Was there ever a more perfect pair? In my personal experience, depression digs the rut and anxiety makes you afraid to get out. I have spent my life defining myself by my ability to accomplish. The accomplishments themselves were not nearly as important as the ability to do it. I COULD work on a car, I COULD landscape a yard, I COULD clean a pool, I COULD take 9 classes and work and volunteer and be a mom all at the same time.
As the realizations about my mental, cognitive, and physical status began to sink in, I felt like I sank into the earth. Not able to do the things I was used to being able to do, I no longer felt useful. The things I love became things I didn’t want to talk about or hear about.
I got tired of hearing that my friends were getting married, buying houses, going on vacations, living their best lives (*through my personal lens, which was very out of focus*) and here I was dealing with headaches, unable to use the bathroom normally, and unable to get through the day without multiple naps.
It was like the blackness that swallowed me in anger left me bitter and depressed and unable to see value in myself. Then my eyes were veiled in bitterness and I saw value in nothing anymore. Making it to the point where I felt like I was just existing was the lowest place for me. Just the disappointment of opening my eyes everyday and coming back to the realization the ‘this is my life’ was changing my thought pattern and things were getting dark in my mind. I couldn’t fix anything going on, so how was life worth it anymore? So, I decided to seek help and get a psychologist and psychiatrist.
If intervention had waited longer, I might not have made it.
Interestingly enough, my psychologist focused on my anxiety.

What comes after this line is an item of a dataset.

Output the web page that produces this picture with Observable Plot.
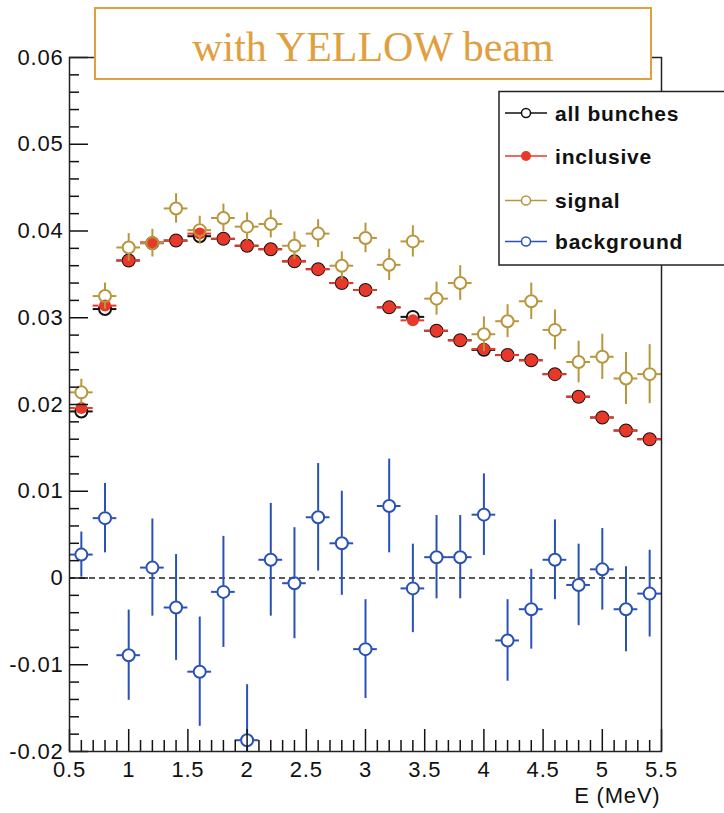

If I was depressed about something I could get specific about, then she would turn to the anxieties surrounding it. I have (as of writing this) been in therapy for 10 months and the one thing I always try to carry with me from therapy is that I am prone to try to repair and repair instead of looking for a new solution or viewpoint. I am anxious to know if my health issues are going to be permanent but if they are, so what? I have to learn to live with them. This is obviously over-simplified, but I am always willing to at least try the methods and tools my therapist gives me to help look at my thoughts from multiple angles.
One way I do that is by writing. If I am very anxious about something I will write it down and read it to myself and imagine one of my friends wrote it to me for advice. Seems silly, but it works for me because I often feel like other people deserve better than I do, so it helps me put my thoughts into a more realistic perspective. I deserve to be happy or safe or cared for just like any and everybody else.
Still, I have plenty to work on in therapy and I would not say I am totally out of this neck of the woods. As my treatments change and we test and get answers, I will have other woes and fears.
Many people don’t realize that you can go through this whole grief process with every symptom (I have about 17) and after every disappointing specialist (I have about 14) because each new thing takes something else away that you now must mourn. The feelings overlap and mix and can be overwhelming. My support system and my medical team all keep a close eye on my depression and anxiety because I won’t be able to improve if I lose hope.
The worst anxiety I have is that I will have these symptoms forever. Headache and nausea for the next 20 years is an unbearable thought. However, I currently temper it by telling myself that I have made it this far without answers and whatever happens I have my family and my faith and I can cross some bridges when I get there. I only have to worry about my headache today. Tomorrow will take care of itself.
I am not saying these are the universal experiences of anxiety and depression. I only know what I go through. However you’re feeling it, I encourage you to seek professional help if you have feelings of depression and anxiety. At least find someone who you trust to get your feelings out so they can be validated. Depression is not a ‘phase’ in life, it is a stage that must be addressed when it is where you are. Same with anxiety, it is a stage that needs to be addressed.
If you find yourself being the third-wheel of this strange pas de deux, try not to get caught up in their dance. The spotlight burns your soul and turns you into a shell of your former self. Spend your time on this stage and figure out what is the root of your depression and anxiety and come up with a plan that will restore peace of mind to your life. You may not get the diagnosis you desired, but there are people who have it worse in some way but have rediscovered the joy of living. I want to enjoy my life again and I want you to also.